Defendant was apprehended with two others in the nighttime in the Muttontown Golf and Country Club into which they, acting in concert, had broken. Defendant was observed carrying a crowbar and a screwdriver. One of the men was carrying a loaded revolver. Defendant's guilt of each crime of which he was convicted was beyond doubt. After his arrest a written statement was taken

    --> from defendant. On the trial the prosecutor acknowledged that the reqirements of Miranda v. Arizona (384 U.S. 436) had not been met. The trial court then expressly suppressed the statement. It was not used in the prosecution's case but when defendant took the stand the statement was used on cross-examination to attack his credibility. The court, at least three times, admonished the jury that such proof could be used only to impeach defendant's credibility and not as direct proof of the crime. In so doing the trial court followed People v.

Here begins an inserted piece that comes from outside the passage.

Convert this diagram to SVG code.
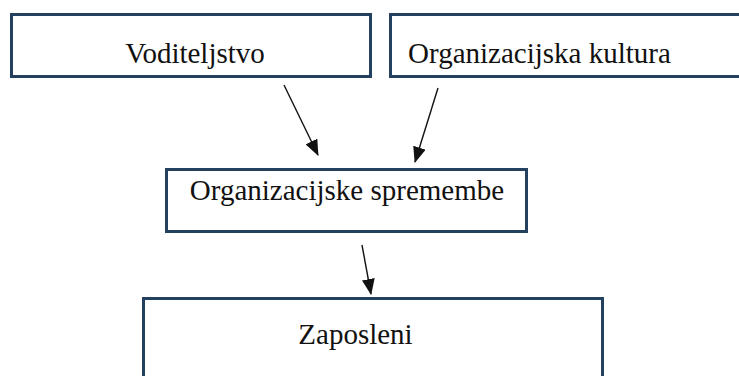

Kulis (18 N.Y.2d 318). In that case a statement, inadmissible for violation of the Sixth Amendment right to counsel, was used for impeachment purposes in the cross-examination of the defendant. Kulis was decided after Miranda with full awareness of the strong language of the latter decision. Judge Keating, in dissent, after quoting from Miranda, expressed the opinion that "This language adequately disposes of any distinction between statements used on direct as opposed to cross-examination" (p. 324). The majority, nevertheless, distinguished between such uses and adopted some language of Mr. Justice Frankfurter in Walder v. United States (347 U.S. 62, 64-65) to say: "The prosecution cannot 'use the fruits of such unlawful conduct to secure a conviction' but ' [it] is quite another [thing] to say that the defendant can turn the illegal method by which evidence in the Government's possession was obtained to his own advantage, and provide himself with a shield against contradiction of his untruths. Such an extension of the Weeks doctrine [Weeks v. United States, 232 U.S. 383] would be a perversion of the Fourth Amendment.'" (People v. Kulis, supra, p. 323). Defendant would have us distinguish between statements obtained in violation of the Sixth Amendment, permitting their use for impeachment purposes on the authority of Kulis, and those obtained in violation of the Fifth Amendment, against self incrimination, denying such use of the latter. I cannot make the distinction. Both are violations of constitutional proportion. They should be treated in the same manner. With Kulis to guide us I think the trial court committed no error in permitting the limited use of the inadmissible statements on this defendant's trial.